’L’Humanité dimanche’ interroge Éric Fruteau

Épidémie de colère

23 mars 2006

Le 12 mars dernier, dans son premier numéro, notre confrère posait trois questions à Éric Fruteau sur les leçons à tirer de la catastrophe. Nous reproduisons ci-après cet interview parue dans le premier numéro de ce nouvel hebdomadaire d’information, ’l’HD’.

Les Réunionnais font face. Alors que le bilan humain s’alourdit, les répercussions économiques s’annoncent catastrophiques.
Des milliers de victimes, de nombreux décès : l’épidémie virale qui touche La Réunion n’est toujours pas maîtrisée. Quelles leçons tirer de la catastrophe ? Trois questions à Éric Fruteau, conseiller général (groupe Alliance) de Saint-André (Réunion).

HD : L’explosion épidémique du virus du chikungunya commencé il y a trois mois. Quel est aujourd’hui l’état d’esprit des Réunionnais ?

- Éric Fruteau : Plus de 90 personnes mortes de ce virus, des milliers de malades : vous pensez bien que l’émoi est général. Mais ce que nous ressentons aujourd’hui est au-delà de la colère. Les Réunionnais font face. Nous sommes obligés de gérer une épidémie, nous la gérons comme nous pouvons, avec des moyens souvent réduits.

HD : La rapidité de réaction du gouvernement Villepin et les moyens déployés vous semblent-ils satisfaisants ?

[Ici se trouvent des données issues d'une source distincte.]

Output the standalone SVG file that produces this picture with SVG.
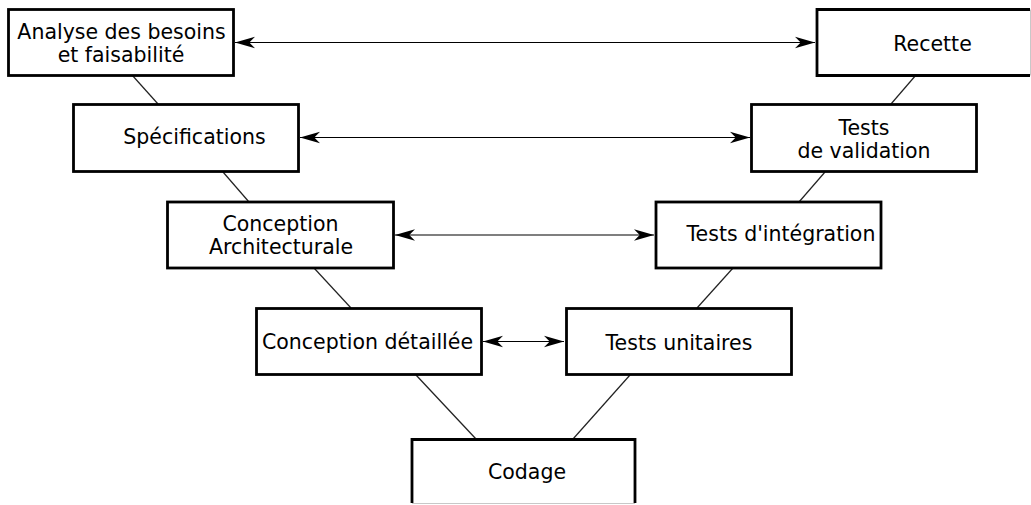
<svg xmlns="http://www.w3.org/2000/svg" width="1031" height="505" viewBox="0 0 1031 505">
<style>
  .box { fill: #ffffff; stroke: #000000; stroke-width: 2.8; }
  .edge { fill: none; stroke: #c8c8c8; stroke-width: 1; }
  .lbl { font-family: "DejaVu Sans", sans-serif; font-size: 20.5px; fill: #000000; text-anchor: middle; }
  .link { fill: none; stroke: #222222; stroke-width: 1.2; }
  .arr { fill: none; stroke: #000000; stroke-width: 1.2; marker-start: url(#ah); marker-end: url(#ah); }
</style>
<defs>
  <marker id="ah" markerUnits="userSpaceOnUse" viewBox="-21 -7 22 14" refX="0" refY="0" markerWidth="22" markerHeight="14" orient="auto-start-reverse">
    <path d="M 0,0 L -20,-5.8 L -14.3,0 L -20,5.8 Z" fill="#000000"/>
  </marker>
</defs>

<g id="connectors">
  <line class="link" x1="132" y1="75" x2="158" y2="104"/>
  <line class="link" x1="223" y1="172" x2="249" y2="202"/>
  <line class="link" x1="314" y1="268" x2="351" y2="308"/>
  <line class="link" x1="416" y1="375" x2="476" y2="439"/>
  <line class="link" x1="630" y1="375" x2="573" y2="439"/>
  <line class="link" x1="733" y1="268" x2="697" y2="308"/>
  <line class="link" x1="825" y1="172" x2="799" y2="202"/>
  <line class="link" x1="916" y1="75" x2="891" y2="104"/>
  <line class="arr" x1="235" y1="42.5" x2="815" y2="42.5"/>
  <line class="arr" x1="300" y1="137.5" x2="750" y2="137.5"/>
  <line class="arr" x1="395" y1="235" x2="654" y2="235"/>
  <line class="arr" x1="483" y1="341.5" x2="564" y2="341.5"/>
</g>

<g id="analyse">
  <rect class="box" x="8.5" y="9.5" width="225" height="66"/>
  <text class="lbl" x="121.5" y="39">Analyse des besoins</text>
  <text class="lbl" x="121" y="61.5">et faisabilité</text>
</g>
<g id="specifications">
  <rect class="box" x="73.5" y="104.5" width="225" height="67"/>
  <text class="lbl" x="194.5" y="144">Spécifications</text>
</g>
<g id="conception-architecturale">
  <rect class="box" x="167.5" y="202" width="226" height="66"/>
  <text class="lbl" x="280.5" y="231">Conception</text>
  <text class="lbl" x="281" y="254">Architecturale</text>
</g>
<g id="conception-detaillee">
  <rect class="box" x="256.5" y="308.5" width="225" height="66"/>
  <text class="lbl" x="367.5" y="348.5">Conception détaillée</text>
</g>
<g id="codage">
  <path class="box" d="M 412,503 L 412,439.5 L 635,439.5 L 635,503"/>
  <line class="edge" x1="412" y1="503.5" x2="635" y2="503.5"/>
  <text class="lbl" x="527" y="479">Codage</text>
</g>
<g id="tests-unitaires">
  <rect class="box" x="566.5" y="308.5" width="225" height="66"/>
  <text class="lbl" x="679" y="349.5">Tests unitaires</text>
</g>
<g id="tests-integration">
  <rect class="box" x="656" y="202" width="225" height="66"/>
  <text class="lbl" x="781" y="241">Tests d'intégration</text>
</g>
<g id="tests-validation">
  <rect class="box" x="751.5" y="104.5" width="225" height="67"/>
  <text class="lbl" x="864" y="134.5">Tests</text>
  <text class="lbl" x="864" y="158">de validation</text>
</g>
<g id="recette">
  <path class="box" d="M 1030,9.5 L 817,9.5 L 817,75.5 L 1030,75.5"/>
  <line class="edge" x1="1030.5" y1="9.5" x2="1030.5" y2="75.5"/>
  <text class="lbl" x="932.5" y="50.5">Recette</text>
</g>
</svg>
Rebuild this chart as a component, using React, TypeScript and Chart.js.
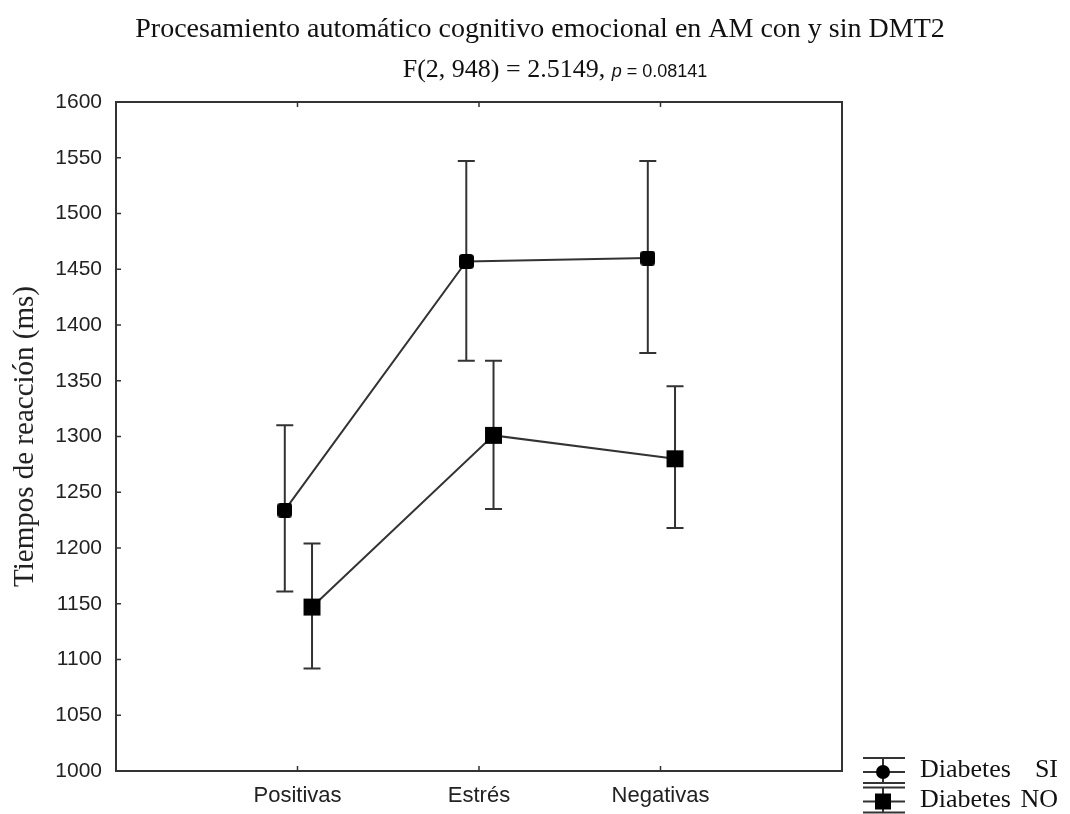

- Évidemment, nous approuvons le renforcement ponctuel des services sanitaires et d’hygiène. Mais si nous prenons ce que l’on nous donne, nous ne sommes pas pour autant satisfaits. Non seulement les autorités étaient prévenues des risques bien avant que l’épidémie n’atteigne son niveau actuel, mais, sur le fond, nous payons au prix fort de la politique de réduction des services sanitaires de l’île. Au-delà de la réponse à l’urgence, il va falloir dans les mois qui viennent reconstituer un véritable service de prophylaxie, doté de moyens humains, matériels et financiers réels, équivalents à ceux déployés pour lutter contre le paludisme dans les années 1970. Comment remettre sur pied un véritable dispositif de lutte anti-vectorielle à La Réunion ? Il va falloir répondre à cette question très vite. En outre, nous n’avons pas fini de mesurer l’impact humain ni les répercussions économiques de cette épidémie. On constate que les gens peuvent rechuter après deux, trois, quatre mois. Sans parler des conséquences environnementales du traitement chimique - alors que nous demandions une action biologique, sur les larves de moustiques. Il va falloir rester très vigilant.

HD : Quelles nouvelles mesures doivent être prises ?

- De deux choses l’une. Il est nécessaire de revoir la situation particulière de La Réunion, celle d’une île qui comptabilise 30% de chômage (50% chez les jeunes). Cela appelle des mesures spécifiques. Une politique très forte d’emplois durables, que l’on pourrait créer dans les services publics - par exemple dans les services hospitaliers ou dans les services territoriaux - pourrait être une de ces mesures. Mais la crise met le doit sur un autre problème, celui des transferts de compétences de l’État vers le département. On a pris acte de l’impossibilité de ce transfert dans la situation de crise que nous connaissons. Mais celle-ci pose avec une triste acuité la question des moyens financiers du transfert à venir. Allons-nous assister à un transfert de compétences, sanitaires, par exemple, vers un service de trente personnes, ou vers un service de deux cents personnes, comme dans les années 1970 ? Autrement dit, de quels moyens l’État va-t-il doter le Département pour qu’il puisse assumer ses nouvelles compétences. Les Réunionnais attendent des réponses fortes à ce problème, ils y sont d’autant plus sensibilisés maintenant.